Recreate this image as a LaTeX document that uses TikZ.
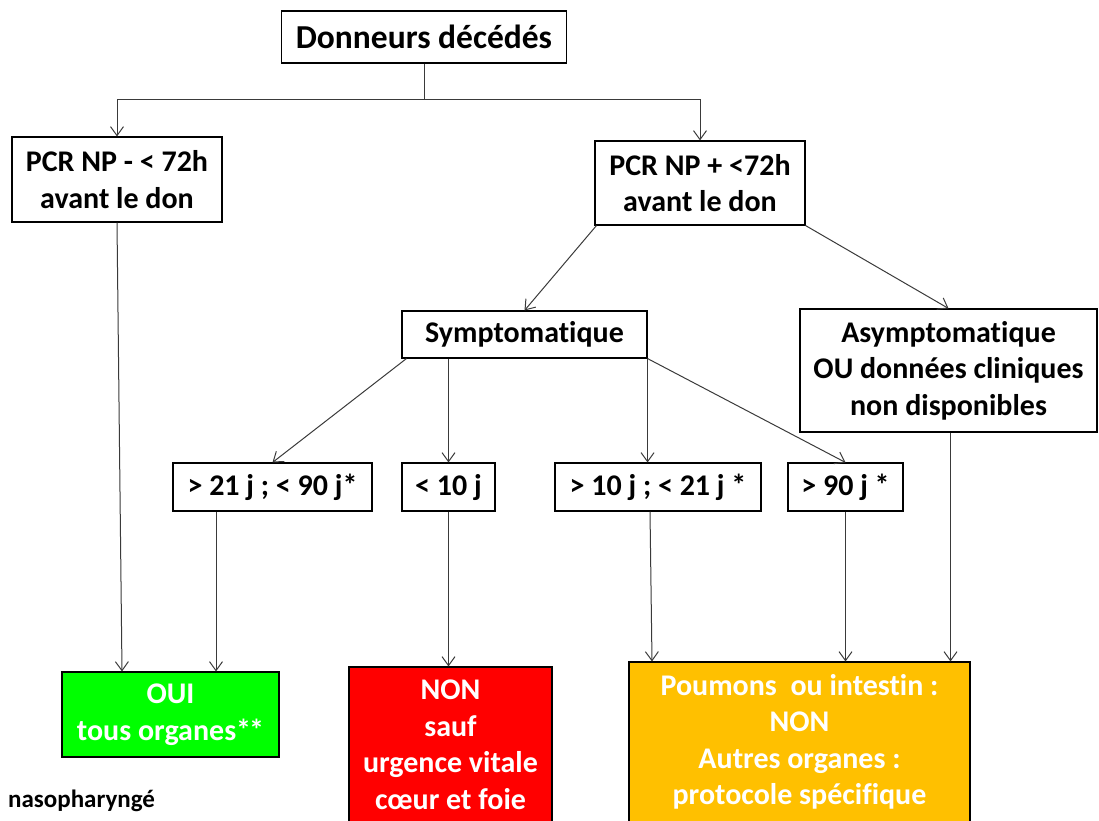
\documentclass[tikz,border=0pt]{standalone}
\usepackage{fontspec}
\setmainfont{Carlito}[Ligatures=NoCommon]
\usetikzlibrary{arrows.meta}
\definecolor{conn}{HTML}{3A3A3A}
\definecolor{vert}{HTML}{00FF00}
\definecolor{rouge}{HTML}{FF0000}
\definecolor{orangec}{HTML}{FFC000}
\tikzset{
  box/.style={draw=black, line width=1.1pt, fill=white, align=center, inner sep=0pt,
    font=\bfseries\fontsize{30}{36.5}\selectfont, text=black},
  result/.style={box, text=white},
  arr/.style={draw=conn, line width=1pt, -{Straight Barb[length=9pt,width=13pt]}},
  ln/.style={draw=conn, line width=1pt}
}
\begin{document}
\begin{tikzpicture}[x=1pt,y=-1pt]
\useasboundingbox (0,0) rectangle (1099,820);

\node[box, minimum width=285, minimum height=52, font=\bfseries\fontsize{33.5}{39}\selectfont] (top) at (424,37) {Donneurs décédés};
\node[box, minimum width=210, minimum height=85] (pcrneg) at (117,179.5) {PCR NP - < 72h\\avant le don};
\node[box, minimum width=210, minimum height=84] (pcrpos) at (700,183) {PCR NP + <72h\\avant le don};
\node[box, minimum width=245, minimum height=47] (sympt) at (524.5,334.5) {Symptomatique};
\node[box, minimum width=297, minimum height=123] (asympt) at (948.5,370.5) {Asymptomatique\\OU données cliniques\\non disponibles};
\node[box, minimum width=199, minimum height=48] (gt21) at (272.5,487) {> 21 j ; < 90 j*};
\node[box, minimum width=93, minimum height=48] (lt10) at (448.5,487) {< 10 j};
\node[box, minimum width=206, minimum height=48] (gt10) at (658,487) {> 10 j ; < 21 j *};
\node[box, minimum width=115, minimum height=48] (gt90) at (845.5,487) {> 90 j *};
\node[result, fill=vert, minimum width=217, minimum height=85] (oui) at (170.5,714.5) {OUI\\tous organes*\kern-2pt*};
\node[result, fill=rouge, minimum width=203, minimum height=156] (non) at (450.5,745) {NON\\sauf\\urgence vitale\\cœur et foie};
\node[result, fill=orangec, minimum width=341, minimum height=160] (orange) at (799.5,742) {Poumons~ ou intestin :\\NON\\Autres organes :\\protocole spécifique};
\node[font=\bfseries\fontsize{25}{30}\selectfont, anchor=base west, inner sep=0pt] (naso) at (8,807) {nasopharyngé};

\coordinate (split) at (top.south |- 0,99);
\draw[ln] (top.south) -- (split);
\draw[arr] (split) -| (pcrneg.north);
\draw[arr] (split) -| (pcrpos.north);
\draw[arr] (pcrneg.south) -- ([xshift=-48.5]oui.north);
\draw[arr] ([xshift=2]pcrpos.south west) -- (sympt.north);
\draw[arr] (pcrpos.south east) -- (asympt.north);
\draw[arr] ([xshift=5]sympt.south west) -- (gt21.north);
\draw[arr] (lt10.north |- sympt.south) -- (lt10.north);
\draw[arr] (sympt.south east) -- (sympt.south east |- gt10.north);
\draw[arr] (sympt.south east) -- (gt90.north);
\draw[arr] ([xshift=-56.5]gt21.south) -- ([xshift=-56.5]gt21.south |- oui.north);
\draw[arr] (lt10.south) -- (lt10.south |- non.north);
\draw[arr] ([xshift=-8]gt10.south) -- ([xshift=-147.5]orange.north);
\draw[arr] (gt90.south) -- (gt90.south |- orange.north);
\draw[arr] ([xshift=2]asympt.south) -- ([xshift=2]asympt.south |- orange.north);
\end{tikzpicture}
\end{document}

+++

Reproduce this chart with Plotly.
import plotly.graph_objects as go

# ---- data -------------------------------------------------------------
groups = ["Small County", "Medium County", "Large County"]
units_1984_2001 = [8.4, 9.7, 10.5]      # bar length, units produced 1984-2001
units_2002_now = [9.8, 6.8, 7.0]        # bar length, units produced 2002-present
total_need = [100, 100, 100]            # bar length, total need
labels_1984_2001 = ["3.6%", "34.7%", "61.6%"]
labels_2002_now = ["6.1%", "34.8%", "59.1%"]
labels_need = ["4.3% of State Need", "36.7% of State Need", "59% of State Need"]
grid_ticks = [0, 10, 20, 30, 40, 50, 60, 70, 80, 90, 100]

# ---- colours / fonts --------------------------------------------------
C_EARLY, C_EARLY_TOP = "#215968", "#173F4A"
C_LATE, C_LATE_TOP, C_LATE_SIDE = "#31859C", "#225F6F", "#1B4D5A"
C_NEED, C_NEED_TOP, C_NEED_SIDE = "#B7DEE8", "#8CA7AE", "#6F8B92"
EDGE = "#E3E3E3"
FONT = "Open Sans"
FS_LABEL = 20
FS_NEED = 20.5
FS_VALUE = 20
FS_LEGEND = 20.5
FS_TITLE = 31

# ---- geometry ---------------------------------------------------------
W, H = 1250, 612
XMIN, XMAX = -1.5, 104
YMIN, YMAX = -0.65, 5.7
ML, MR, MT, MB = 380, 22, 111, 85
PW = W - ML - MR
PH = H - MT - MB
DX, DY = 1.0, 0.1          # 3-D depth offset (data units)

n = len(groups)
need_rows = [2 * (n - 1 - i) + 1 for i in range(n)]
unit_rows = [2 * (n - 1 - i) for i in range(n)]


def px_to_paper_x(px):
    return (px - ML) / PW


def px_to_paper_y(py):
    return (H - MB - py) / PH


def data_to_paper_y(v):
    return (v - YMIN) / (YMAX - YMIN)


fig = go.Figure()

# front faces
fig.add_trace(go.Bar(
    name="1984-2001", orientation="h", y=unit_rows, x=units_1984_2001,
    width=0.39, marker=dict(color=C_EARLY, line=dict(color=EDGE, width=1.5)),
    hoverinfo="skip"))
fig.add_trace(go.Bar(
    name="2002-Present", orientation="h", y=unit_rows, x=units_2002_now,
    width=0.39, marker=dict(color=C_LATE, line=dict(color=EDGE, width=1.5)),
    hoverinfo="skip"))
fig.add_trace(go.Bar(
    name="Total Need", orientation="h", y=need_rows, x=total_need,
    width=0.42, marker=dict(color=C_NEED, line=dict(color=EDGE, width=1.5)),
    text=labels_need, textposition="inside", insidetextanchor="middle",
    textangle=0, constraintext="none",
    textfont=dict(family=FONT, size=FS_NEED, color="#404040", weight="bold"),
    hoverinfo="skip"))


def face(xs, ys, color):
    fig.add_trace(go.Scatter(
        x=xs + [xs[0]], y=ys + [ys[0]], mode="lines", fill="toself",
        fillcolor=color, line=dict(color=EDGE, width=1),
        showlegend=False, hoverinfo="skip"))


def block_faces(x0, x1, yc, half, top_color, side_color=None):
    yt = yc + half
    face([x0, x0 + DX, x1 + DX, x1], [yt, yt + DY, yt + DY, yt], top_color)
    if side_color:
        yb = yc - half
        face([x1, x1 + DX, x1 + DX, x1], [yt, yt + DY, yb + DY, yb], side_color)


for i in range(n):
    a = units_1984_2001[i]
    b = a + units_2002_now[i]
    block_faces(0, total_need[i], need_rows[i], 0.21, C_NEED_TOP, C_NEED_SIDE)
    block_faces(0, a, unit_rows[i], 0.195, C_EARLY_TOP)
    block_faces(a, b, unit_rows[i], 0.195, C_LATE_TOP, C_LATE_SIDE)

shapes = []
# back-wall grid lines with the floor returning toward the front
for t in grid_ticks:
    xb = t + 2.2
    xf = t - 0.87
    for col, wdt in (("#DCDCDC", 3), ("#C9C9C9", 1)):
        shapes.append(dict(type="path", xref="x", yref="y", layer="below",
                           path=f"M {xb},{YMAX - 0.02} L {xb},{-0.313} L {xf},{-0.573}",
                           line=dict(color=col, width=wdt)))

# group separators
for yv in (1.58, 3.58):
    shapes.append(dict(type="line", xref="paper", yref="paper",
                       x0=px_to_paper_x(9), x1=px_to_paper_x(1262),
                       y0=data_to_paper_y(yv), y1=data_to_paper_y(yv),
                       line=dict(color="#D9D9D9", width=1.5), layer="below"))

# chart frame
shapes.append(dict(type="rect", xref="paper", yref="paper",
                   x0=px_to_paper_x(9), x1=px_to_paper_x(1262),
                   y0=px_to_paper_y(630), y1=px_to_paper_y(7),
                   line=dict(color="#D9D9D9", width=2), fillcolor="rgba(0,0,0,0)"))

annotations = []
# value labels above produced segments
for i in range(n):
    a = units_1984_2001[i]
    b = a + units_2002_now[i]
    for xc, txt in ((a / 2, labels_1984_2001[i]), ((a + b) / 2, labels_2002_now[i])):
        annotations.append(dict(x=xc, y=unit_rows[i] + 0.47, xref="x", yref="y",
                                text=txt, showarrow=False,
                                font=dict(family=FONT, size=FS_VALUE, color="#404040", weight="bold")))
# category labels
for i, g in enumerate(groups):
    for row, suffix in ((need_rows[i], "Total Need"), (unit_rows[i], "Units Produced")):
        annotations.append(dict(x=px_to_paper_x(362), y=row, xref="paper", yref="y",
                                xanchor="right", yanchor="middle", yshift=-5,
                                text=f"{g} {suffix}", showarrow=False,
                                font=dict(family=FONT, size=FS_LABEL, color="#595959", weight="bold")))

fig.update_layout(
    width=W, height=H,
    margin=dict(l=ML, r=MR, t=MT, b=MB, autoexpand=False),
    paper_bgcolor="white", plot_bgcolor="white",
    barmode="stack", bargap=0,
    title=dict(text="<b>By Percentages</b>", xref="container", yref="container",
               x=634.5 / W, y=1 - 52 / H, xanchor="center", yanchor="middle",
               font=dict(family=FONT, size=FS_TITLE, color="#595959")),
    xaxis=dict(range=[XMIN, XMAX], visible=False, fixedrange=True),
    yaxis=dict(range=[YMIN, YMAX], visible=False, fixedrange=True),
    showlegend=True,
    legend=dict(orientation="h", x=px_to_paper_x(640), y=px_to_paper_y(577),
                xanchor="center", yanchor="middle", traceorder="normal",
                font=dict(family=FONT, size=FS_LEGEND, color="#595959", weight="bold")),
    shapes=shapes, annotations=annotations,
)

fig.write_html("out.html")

+++

◆ TASK REQUIREMENTS ◆
Copy every line of the listing containing the string "with".

◆ COMPLETE OUTPUT ◆
Reproduce this chart with Plotly.
# back-wall grid lines with the floor returning toward the front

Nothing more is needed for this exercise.